Dataset content:
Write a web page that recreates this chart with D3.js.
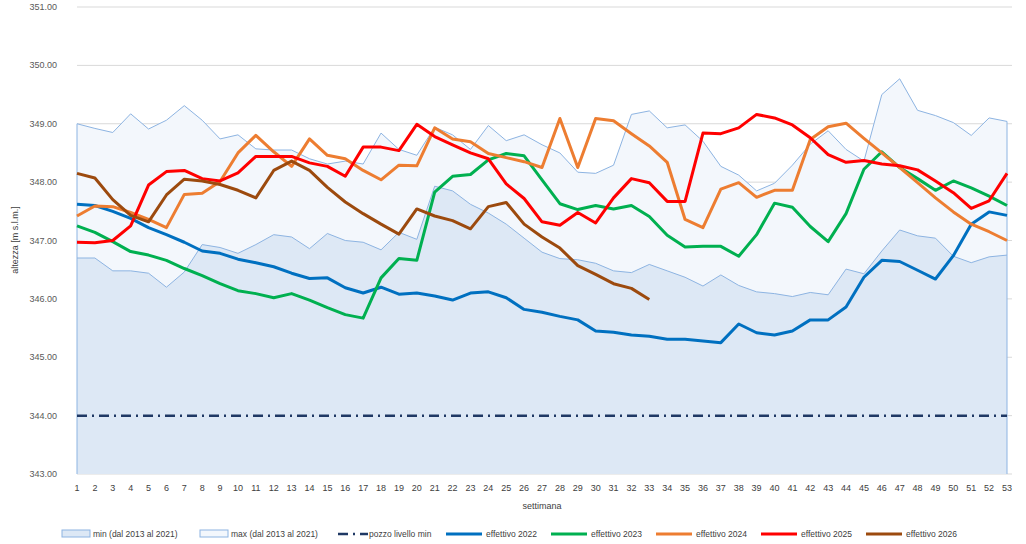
<!DOCTYPE html>
<html><head><meta charset="utf-8">
<script src="https://cdn.jsdelivr.net/npm/d3@7"></script>
<style>body{margin:0;background:#fff;font-family:"Liberation Sans",Arial,sans-serif}</style>
</head><body><div id="chart"></div>
<script>
const weeks = d3.range(1, 54);
const minBand = [346.7,346.7,346.48,346.48,346.44,346.2,346.46,346.93,346.88,346.78,346.93,347.1,347.06,346.86,347.12,347.0,346.97,346.84,347.14,347.02,347.93,347.85,347.62,347.47,347.28,347.04,346.8,346.69,346.67,346.61,346.48,346.45,346.59,346.48,346.37,346.22,346.41,346.23,346.12,346.09,346.04,346.11,346.07,346.51,346.43,346.82,347.18,347.08,347.04,346.73,346.62,346.72,346.75];
const maxBand = [349.0,348.92,348.85,349.17,348.91,349.06,349.31,349.06,348.74,348.81,348.57,348.55,348.55,348.4,348.31,348.36,348.31,348.84,348.56,348.46,348.94,348.81,348.56,348.97,348.71,348.81,348.64,348.5,348.17,348.15,348.29,349.16,349.22,348.93,348.98,348.7,348.27,348.12,347.85,347.98,348.29,348.65,348.88,348.56,348.36,349.5,349.77,349.23,349.14,349.02,348.8,349.1,349.04];
const pozzoMin = 344;
const eff2022 = [347.62,347.6,347.5,347.38,347.22,347.1,346.97,346.82,346.78,346.68,346.62,346.55,346.44,346.35,346.36,346.19,346.1,346.2,346.08,346.1,346.05,345.98,346.1,346.12,346.02,345.82,345.77,345.7,345.64,345.45,345.43,345.38,345.36,345.31,345.31,345.28,345.25,345.57,345.42,345.38,345.45,345.64,345.64,345.86,346.37,346.66,346.64,346.49,346.34,346.74,347.28,347.49,347.43];
const eff2023 = [347.25,347.14,346.98,346.81,346.75,346.66,346.52,346.4,346.26,346.14,346.09,346.02,346.09,345.98,345.85,345.73,345.67,346.36,346.69,346.66,347.83,348.1,348.13,348.38,348.49,348.45,348.04,347.63,347.53,347.6,347.54,347.6,347.41,347.09,346.89,346.9,346.9,346.73,347.1,347.64,347.57,347.24,346.98,347.46,348.22,348.52,348.25,348.06,347.86,348.02,347.9,347.76,347.6];
const eff2024 = [347.42,347.59,347.58,347.48,347.36,347.22,347.79,347.81,348.01,348.5,348.8,348.52,348.27,348.74,348.46,348.4,348.2,348.04,348.29,348.28,348.93,348.74,348.69,348.49,348.42,348.35,348.25,349.09,348.25,349.09,349.05,348.83,348.62,348.34,347.36,347.22,347.88,347.99,347.74,347.86,347.86,348.73,348.95,349.01,348.75,348.5,348.25,347.99,347.73,347.49,347.28,347.15,347.0];
const eff2025 = [346.97,346.96,347.0,347.25,347.95,348.18,348.2,348.06,348.02,348.16,348.44,348.44,348.44,348.33,348.27,348.1,348.6,348.6,348.54,348.99,348.78,348.64,348.5,348.4,347.97,347.72,347.32,347.26,347.48,347.3,347.73,348.06,347.99,347.67,347.67,348.84,348.83,348.93,349.16,349.1,348.98,348.76,348.47,348.34,348.37,348.31,348.28,348.21,348.02,347.82,347.55,347.68,348.15];
const eff2026 = [348.15,348.07,347.7,347.43,347.32,347.78,348.05,348.02,347.96,347.86,347.73,348.2,348.36,348.2,347.91,347.66,347.46,347.28,347.11,347.54,347.42,347.34,347.2,347.58,347.65,347.28,347.06,346.87,346.57,346.42,346.26,346.18,345.99];
const yTicks = d3.range(343, 352);

const W = 1026, H = 544;
const svg = d3.select("#chart").append("svg").attr("width", W).attr("height", H);
const x = d3.scaleLinear().domain([1, 53]).range([77, 1007]);
const y = d3.scaleLinear().domain([343, 351]).range([474, 7]);

// gridlines
svg.append("g").selectAll("line").data(yTicks).join("line")
  .attr("x1", 77).attr("x2", 1012).attr("y1", d => y(d)).attr("y2", d => y(d))
  .attr("stroke", "#d9d9d9").attr("stroke-width", 1);

// bands
const area = arr => d3.area().x((d, i) => x(weeks[i])).y0(y(343)).y1(d => y(d))(arr);
const line = d3.line().x((d, i) => x(weeks[i])).y(d => y(d));
svg.append("path").attr("d", area(maxBand)).attr("fill", "#f3f7fc");
svg.append("path").attr("d", area(minBand)).attr("fill", "#dde8f5");
svg.append("path").attr("d", line(maxBand)).attr("fill", "none").attr("stroke", "#8db4e2").attr("stroke-width", 1);
svg.append("path").attr("d", line(minBand)).attr("fill", "none").attr("stroke", "#8db4e2").attr("stroke-width", 1);
svg.append("line").attr("x1", x(1)).attr("x2", x(1)).attr("y1", y(maxBand[0])).attr("y2", y(343)).attr("stroke", "#8db4e2");
svg.append("line").attr("x1", x(53)).attr("x2", x(53)).attr("y1", y(maxBand[52])).attr("y2", y(343)).attr("stroke", "#8db4e2");

// pozzo
svg.append("line").attr("x1", x(1)).attr("x2", x(53)).attr("y1", y(pozzoMin)).attr("y2", y(pozzoMin))
  .attr("stroke", "#1f3864").attr("stroke-width", 2.5).attr("stroke-dasharray", "10,5,2,5");

const series = [
  [eff2022, "#0070c0", "effettivo 2022"],
  [eff2023, "#00b050", "effettivo 2023"],
  [eff2024, "#ed7d31", "effettivo 2024"],
  [eff2025, "#ff0000", "effettivo 2025"],
  [eff2026, "#9c4a0e", "effettivo 2026"]
];
series.forEach(([d, c]) => svg.append("path").attr("d", line(d)).attr("fill", "none")
  .attr("stroke", c).attr("stroke-width", 3).attr("stroke-linejoin", "round"));

// axes labels
svg.append("g").selectAll("text").data(yTicks).join("text")
  .attr("x", 57).attr("y", d => y(d) + 3).attr("text-anchor", "end")
  .attr("font-size", 9).attr("fill", "#595959").text(d => d.toFixed(2));
svg.append("g").selectAll("text").data(weeks).join("text")
  .attr("x", d => x(d)).attr("y", 491).attr("text-anchor", "middle")
  .attr("font-size", 9).attr("fill", "#404040").text(d => d);
svg.append("text").attr("x", 542).attr("y", 509).attr("text-anchor", "middle")
  .attr("font-size", 9).attr("fill", "#404040").text("settimana");
svg.append("text").attr("transform", "translate(18,240) rotate(-90)").attr("text-anchor", "middle")
  .attr("font-size", 9).attr("fill", "#404040").text("altezza [m s.l.m.]");

// legend
const legend = [
  { x: 62, label: "min (dal 2013 al 2021)", type: "minband" },
  { x: 200, label: "max (dal 2013 al 2021)", type: "maxband" },
  { x: 338, label: "pozzo livello min", type: "pozzo" },
  { x: 446, label: "effettivo 2022", c: "#0070c0" },
  { x: 551, label: "effettivo 2023", c: "#00b050" },
  { x: 656, label: "effettivo 2024", c: "#ed7d31" },
  { x: 761, label: "effettivo 2025", c: "#ff0000" },
  { x: 866, label: "effettivo 2026", c: "#9c4a0e" }
];
const lg = svg.append("g").selectAll("g").data(legend).join("g").attr("transform", d => `translate(${d.x},534)`);
lg.each(function (d) {
  const g = d3.select(this);
  if (d.type === "minband" || d.type === "maxband") {
    g.append("rect").attr("x", 0).attr("y", -4).attr("width", 28).attr("height", 7)
      .attr("fill", d.type === "minband" ? "#dde8f5" : "#f3f7fc").attr("stroke", "#8db4e2");
  } else if (d.type === "pozzo") {
    g.append("line").attr("x1", 0).attr("x2", 30).attr("y1", 0).attr("y2", 0)
      .attr("stroke", "#1f3864").attr("stroke-width", 2.5).attr("stroke-dasharray", "10,5,2,5");
  } else {
    g.append("line").attr("x1", 0).attr("x2", 36).attr("y1", 0).attr("y2", 0).attr("stroke", d.c).attr("stroke-width", 3);
  }
  g.append("text").attr("x", d.type ? 31 : 40).attr("y", 3).attr("font-size", 8.5).attr("fill", "#404040").text(d.label);
});
</script></body></html>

Aim of the exercise:
Go through the material above and count the lines that include "chart". Give the number alone.

The result:
3